**YOUR GOAL**: The listing below should be printed exactly, every line of it. Skip the pictures.

Start of DATA FOR THIS TASK

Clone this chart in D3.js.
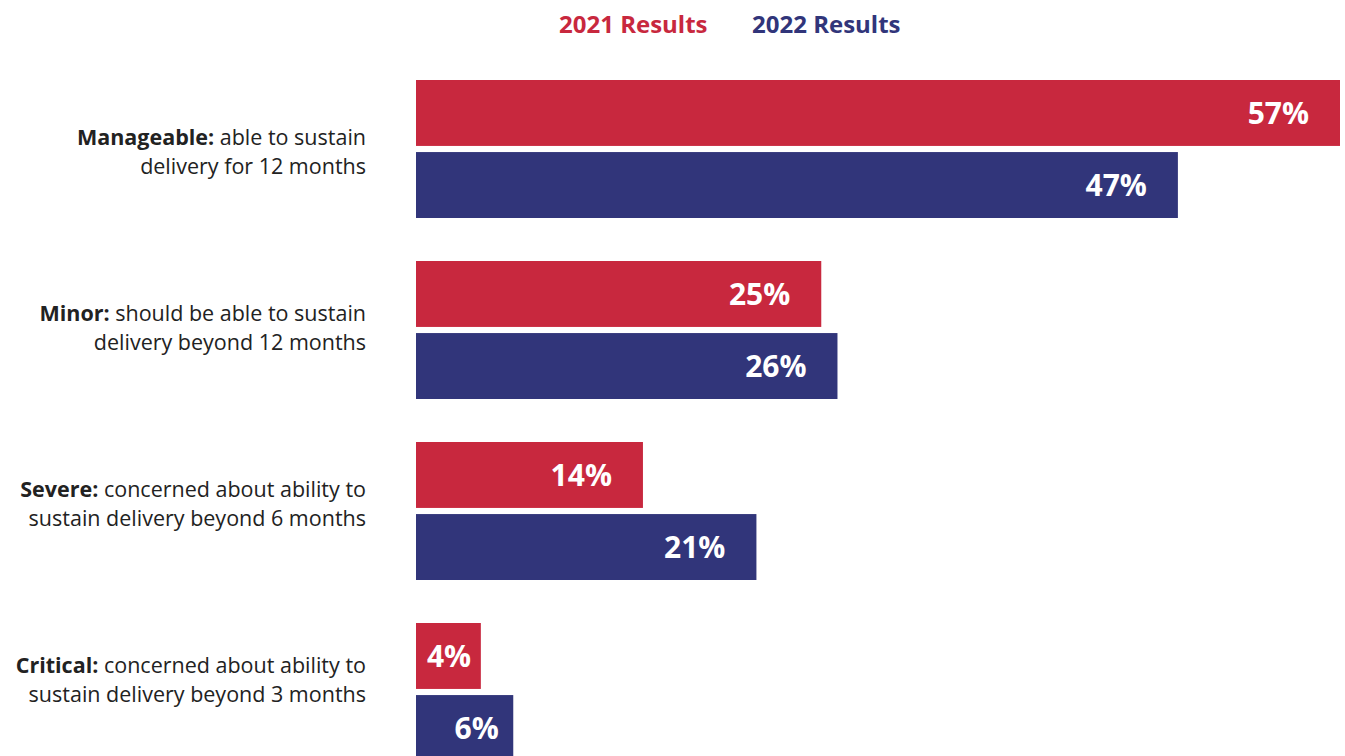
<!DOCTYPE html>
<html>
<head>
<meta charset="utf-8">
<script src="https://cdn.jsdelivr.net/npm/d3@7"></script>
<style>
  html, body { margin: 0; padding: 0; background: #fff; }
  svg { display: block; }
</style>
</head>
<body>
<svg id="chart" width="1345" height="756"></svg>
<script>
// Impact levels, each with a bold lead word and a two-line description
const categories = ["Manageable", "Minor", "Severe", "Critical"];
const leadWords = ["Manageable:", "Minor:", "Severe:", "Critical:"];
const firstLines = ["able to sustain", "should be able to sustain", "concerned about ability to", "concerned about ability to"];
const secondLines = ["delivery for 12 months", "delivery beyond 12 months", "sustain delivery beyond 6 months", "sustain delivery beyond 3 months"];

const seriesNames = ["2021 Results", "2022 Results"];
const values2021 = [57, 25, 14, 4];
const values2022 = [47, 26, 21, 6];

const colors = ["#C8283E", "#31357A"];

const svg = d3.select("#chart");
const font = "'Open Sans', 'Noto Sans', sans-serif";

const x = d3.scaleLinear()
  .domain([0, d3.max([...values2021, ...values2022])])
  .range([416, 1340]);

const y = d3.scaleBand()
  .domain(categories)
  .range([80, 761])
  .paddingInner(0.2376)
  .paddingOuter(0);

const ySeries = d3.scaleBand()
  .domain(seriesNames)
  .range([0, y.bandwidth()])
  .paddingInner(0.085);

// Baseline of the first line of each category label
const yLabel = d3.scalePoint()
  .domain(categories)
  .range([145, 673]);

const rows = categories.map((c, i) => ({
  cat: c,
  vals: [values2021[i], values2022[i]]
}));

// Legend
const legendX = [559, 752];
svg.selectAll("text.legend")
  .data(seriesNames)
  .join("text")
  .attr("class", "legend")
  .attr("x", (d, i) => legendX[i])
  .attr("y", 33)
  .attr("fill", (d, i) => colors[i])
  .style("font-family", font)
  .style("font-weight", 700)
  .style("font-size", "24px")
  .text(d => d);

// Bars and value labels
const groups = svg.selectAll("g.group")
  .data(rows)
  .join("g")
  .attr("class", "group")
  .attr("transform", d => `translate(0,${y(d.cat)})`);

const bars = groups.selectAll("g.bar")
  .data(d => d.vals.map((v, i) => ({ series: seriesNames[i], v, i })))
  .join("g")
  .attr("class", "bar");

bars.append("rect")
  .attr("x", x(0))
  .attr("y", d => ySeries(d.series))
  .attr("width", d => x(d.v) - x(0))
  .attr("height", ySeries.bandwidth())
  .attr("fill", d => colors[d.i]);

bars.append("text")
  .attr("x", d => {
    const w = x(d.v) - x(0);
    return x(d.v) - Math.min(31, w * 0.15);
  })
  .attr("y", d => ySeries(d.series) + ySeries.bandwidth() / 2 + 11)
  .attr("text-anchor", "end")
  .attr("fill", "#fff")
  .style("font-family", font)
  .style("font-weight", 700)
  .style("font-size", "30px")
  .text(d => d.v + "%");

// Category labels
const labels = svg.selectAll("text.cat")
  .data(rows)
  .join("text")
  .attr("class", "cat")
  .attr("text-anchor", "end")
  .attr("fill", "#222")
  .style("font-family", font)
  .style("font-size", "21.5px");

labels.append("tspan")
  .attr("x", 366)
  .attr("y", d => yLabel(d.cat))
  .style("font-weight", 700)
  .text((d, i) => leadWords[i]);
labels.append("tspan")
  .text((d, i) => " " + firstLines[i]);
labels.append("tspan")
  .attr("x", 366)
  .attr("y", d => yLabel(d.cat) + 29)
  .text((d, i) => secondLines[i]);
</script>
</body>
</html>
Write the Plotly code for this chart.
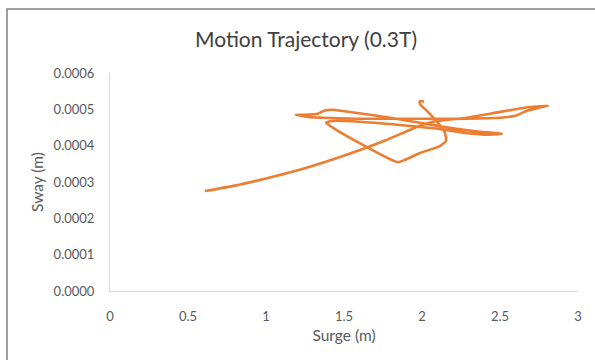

End of DATA FOR THIS TASK

**EXERCISE RESULT**:
Clone this chart in D3.js.
<!DOCTYPE html>
<html>
<head>
<meta charset="utf-8">
<script src="https://cdn.jsdelivr.net/npm/d3@7"></script>
<style>
  html, body { margin: 0; padding: 0; background: #fff; }
  svg { display: block; }
</style>
</head>
<body>
<svg id="chart" width="1345" height="756"></svg>
<script>
// Impact levels, each with a bold lead word and a two-line description
const categories = ["Manageable", "Minor", "Severe", "Critical"];
const leadWords = ["Manageable:", "Minor:", "Severe:", "Critical:"];
const firstLines = ["able to sustain", "should be able to sustain", "concerned about ability to", "concerned about ability to"];
const secondLines = ["delivery for 12 months", "delivery beyond 12 months", "sustain delivery beyond 6 months", "sustain delivery beyond 3 months"];

const seriesNames = ["2021 Results", "2022 Results"];
const values2021 = [57, 25, 14, 4];
const values2022 = [47, 26, 21, 6];

const colors = ["#C8283E", "#31357A"];

const svg = d3.select("#chart");
const font = "'Open Sans', 'Noto Sans', sans-serif";

const x = d3.scaleLinear()
  .domain([0, d3.max([...values2021, ...values2022])])
  .range([416, 1340]);

const y = d3.scaleBand()
  .domain(categories)
  .range([80, 761])
  .paddingInner(0.2376)
  .paddingOuter(0);

const ySeries = d3.scaleBand()
  .domain(seriesNames)
  .range([0, y.bandwidth()])
  .paddingInner(0.085);

// Baseline of the first line of each category label
const yLabel = d3.scalePoint()
  .domain(categories)
  .range([145, 673]);

const rows = categories.map((c, i) => ({
  cat: c,
  vals: [values2021[i], values2022[i]]
}));

// Legend
const legendX = [559, 752];
svg.selectAll("text.legend")
  .data(seriesNames)
  .join("text")
  .attr("class", "legend")
  .attr("x", (d, i) => legendX[i])
  .attr("y", 33)
  .attr("fill", (d, i) => colors[i])
  .style("font-family", font)
  .style("font-weight", 700)
  .style("font-size", "24px")
  .text(d => d);

// Bars and value labels
const groups = svg.selectAll("g.group")
  .data(rows)
  .join("g")
  .attr("class", "group")
  .attr("transform", d => `translate(0,${y(d.cat)})`);

const bars = groups.selectAll("g.bar")
  .data(d => d.vals.map((v, i) => ({ series: seriesNames[i], v, i })))
  .join("g")
  .attr("class", "bar");

bars.append("rect")
  .attr("x", x(0))
  .attr("y", d => ySeries(d.series))
  .attr("width", d => x(d.v) - x(0))
  .attr("height", ySeries.bandwidth())
  .attr("fill", d => colors[d.i]);

bars.append("text")
  .attr("x", d => {
    const w = x(d.v) - x(0);
    return x(d.v) - Math.min(31, w * 0.15);
  })
  .attr("y", d => ySeries(d.series) + ySeries.bandwidth() / 2 + 11)
  .attr("text-anchor", "end")
  .attr("fill", "#fff")
  .style("font-family", font)
  .style("font-weight", 700)
  .style("font-size", "30px")
  .text(d => d.v + "%");

// Category labels
const labels = svg.selectAll("text.cat")
  .data(rows)
  .join("text")
  .attr("class", "cat")
  .attr("text-anchor", "end")
  .attr("fill", "#222")
  .style("font-family", font)
  .style("font-size", "21.5px");

labels.append("tspan")
  .attr("x", 366)
  .attr("y", d => yLabel(d.cat))
  .style("font-weight", 700)
  .text((d, i) => leadWords[i]);
labels.append("tspan")
  .text((d, i) => " " + firstLines[i]);
labels.append("tspan")
  .attr("x", 366)
  .attr("y", d => yLabel(d.cat) + 29)
  .text((d, i) => secondLines[i]);
</script>
</body>
</html>
Write the Plotly code for this chart.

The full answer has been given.